Le buone intenzioni superano di gran lunga gli atti concreti pure per quanto riguarda la redistribuzione di coloro che in Europa sono riusciti ad arrivare. A fronte dei recenti approdi sull’isola di Lampedusa, oltre duemila persone in pochi giorni, la Commissione si è attivata per richiedere agli Stati europei di accogliere sul proprio territorio parte dei migranti. Al momento, senza risultati apprezzabili: solo l’Irlanda ha accettato di ricollocare dieci persone, un impegno ai limiti del simbolico, che comunque Johansson non ha mancato di applaudire. 

Può sembrare un controsenso, del resto, chiedere con insistenza sforzi volontari e non è pensabile intavolare una diversa, estenuante trattativa a ogni incremento dei flussi migratori. Anche per questo la Commissione aveva proposto una modifica strutturale nel suo Pact on Migration, presentato lo scorso settembre. Il meccanismo ideato non sarebbe la soluzione a ogni situazione, ma perlomeno attiverebbe ricollocamenti obbligatori (sostituibili con rimpatri a proprio carico) quando uno dei Paesi del Sud Europa si trova sotto pressione. La distribuzione per quote si applicherebbe, tra l’altro, anche a tutte le persone salvate in mare, cosa che spingerebbe, forse, i Paesi costieri a favorire le Ong impegnate nei salvataggi anziché ostacolarle. 
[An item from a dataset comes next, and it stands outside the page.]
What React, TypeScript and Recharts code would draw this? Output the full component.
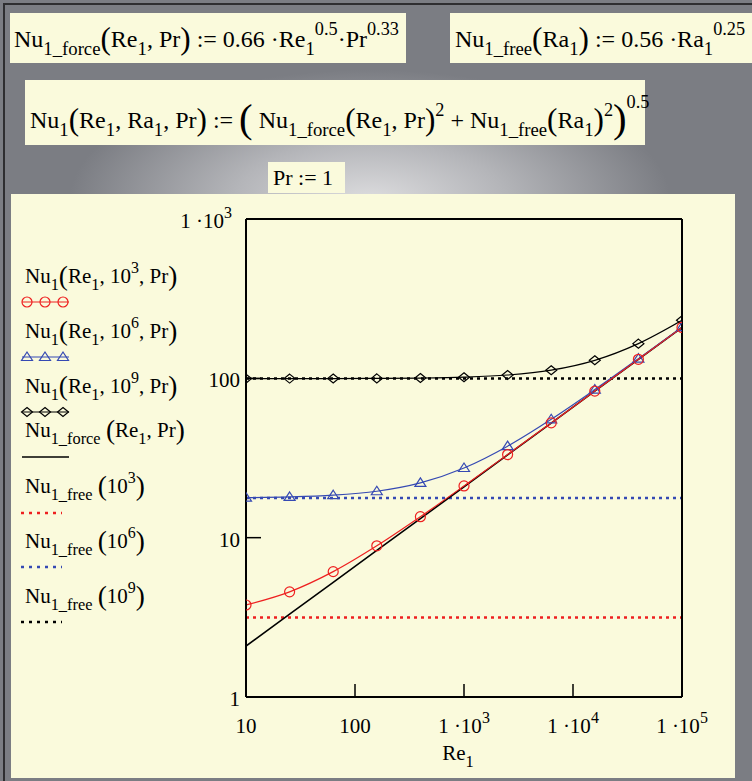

I negoziati sul pacchetto di politiche migratorie faticano però ad avanzare. Di recente la commissaria agli Affari Interni ha definito i progressi “lenti” e pure il ministro degli interni portoghese Eduardo Cabrita, incaricato di trovare una posizione comune fra i suoi omologhi europei, ha ammesso che si tratta di uno dei temi più complicati in agenda. 

Non è un mistero che i Paesi del blocco di Visegrad siano piuttosto ostili alle proposte del Pact on Migration, che per la verità non sembrano convincere nemmeno diverse capitali del Nord Europa. Le trattative negli incontri di Bruxelles si annunciano lunghe e complicate; l’estate sulle rotte migratorie anche.